Additionally, support for correct handling of serializable transactions doesn’t seem to be great. Sequel, which is normally awesome, doesn’t really do the right thing with them (or rather it leaves doing the right thing up to the user and just handles setting the isolation level, which is fine really). But really we need a method that looks something like this:
def serializable_transaction if current_transaction if current_transaction.serializable? return yield else raise ArgumentError, "Cannot start serializable transaction inside a non-serializable transaction" end else loop do begin transaction(:serializable => true) do return yield end rescue FailedToSerialize end end end end |
i.e. if we’re already in a serializable transaction we just reuse it. If we’re not inside a transaction we retry the block until we don’t get a FailedToSerialize error (which may happen if you do concurrent modification inside serializable transactions). Note this is pseudo-Sequel. Most of these methods don’t exist in Sequel.

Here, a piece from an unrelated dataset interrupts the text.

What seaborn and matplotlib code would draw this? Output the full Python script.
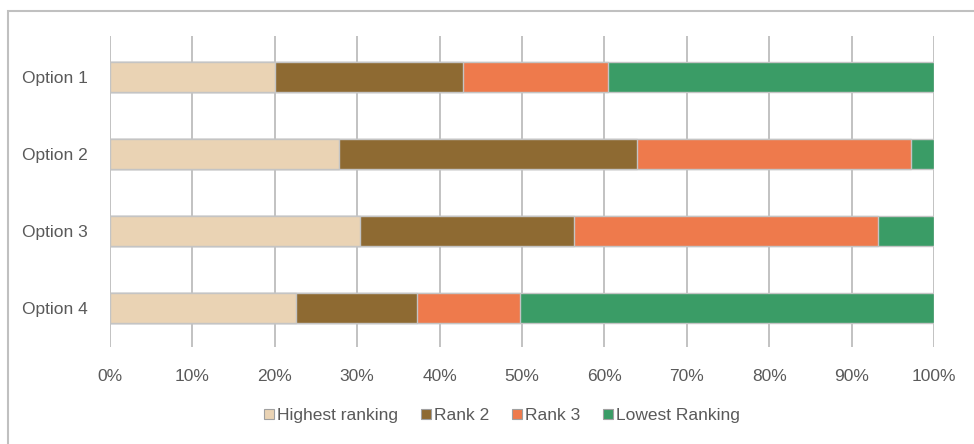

So, given correct support for serializable transactions, we can implement find_or_create as
class MyModel def self.find_or_create(find_params, create_params) database.serializable_transaction do self.find(find_params) || self.create(find_params.merge(create_params)) end end end |
What’s the problem?
Well, firstly, the inability to use this inside non-serializable transactions is rather a big deal. We like transactions, but we don’t want to be making our transactions serializable if we can possibly avoid it.
Secondly, serializable transactions are not always supported and may be really bad ideas on some databases – e..g. they might just cause a global lock. On PostgreSQL this method should behave mostly acceptably, but it’s still not ideal due to the lack of ability to nest it.
So here’s a version which imposes a different limitation:
Rely on uniqueness constraints
class MyModel def self.find_or_create(find_params, create_params) begin return self.find(find_params) || self.create(find_params.merge(create_params)) rescue UniqueConstraintViolation => e find_again = self.find(find_params) if find_again return find_again else raise e end end end end |
How does this work?
Well, we rely on there being a constraint enforced on the find params. If there is a uniqueness constraint that they satisfy then trying to do the insert if the find would have succeeded will reliably error.
If however there is some other unique constraint that might be violated – e.g. if some strict subset of the find params or some of the create params have a unique constraint on them – we may through a unique constraint violation for entirely unrelated reasons. This is why we test if the row is in the database and rethrow the unique constraint violation if it’s missing.
Note that one failure mode for this is if someone in another process inserts then deletes this row. This will result in us rethrowing a UniqueConstraintViolation where it would have succeeded if we immediately did an insert. I’m not bothered by that.
I think basically all my use cases for find_or_create key off a unique value in the find params, so this is the one I’ve been using mostly. It’s strictly less general than find_or_create normally is, but has the pleasant advantage of actually being correct.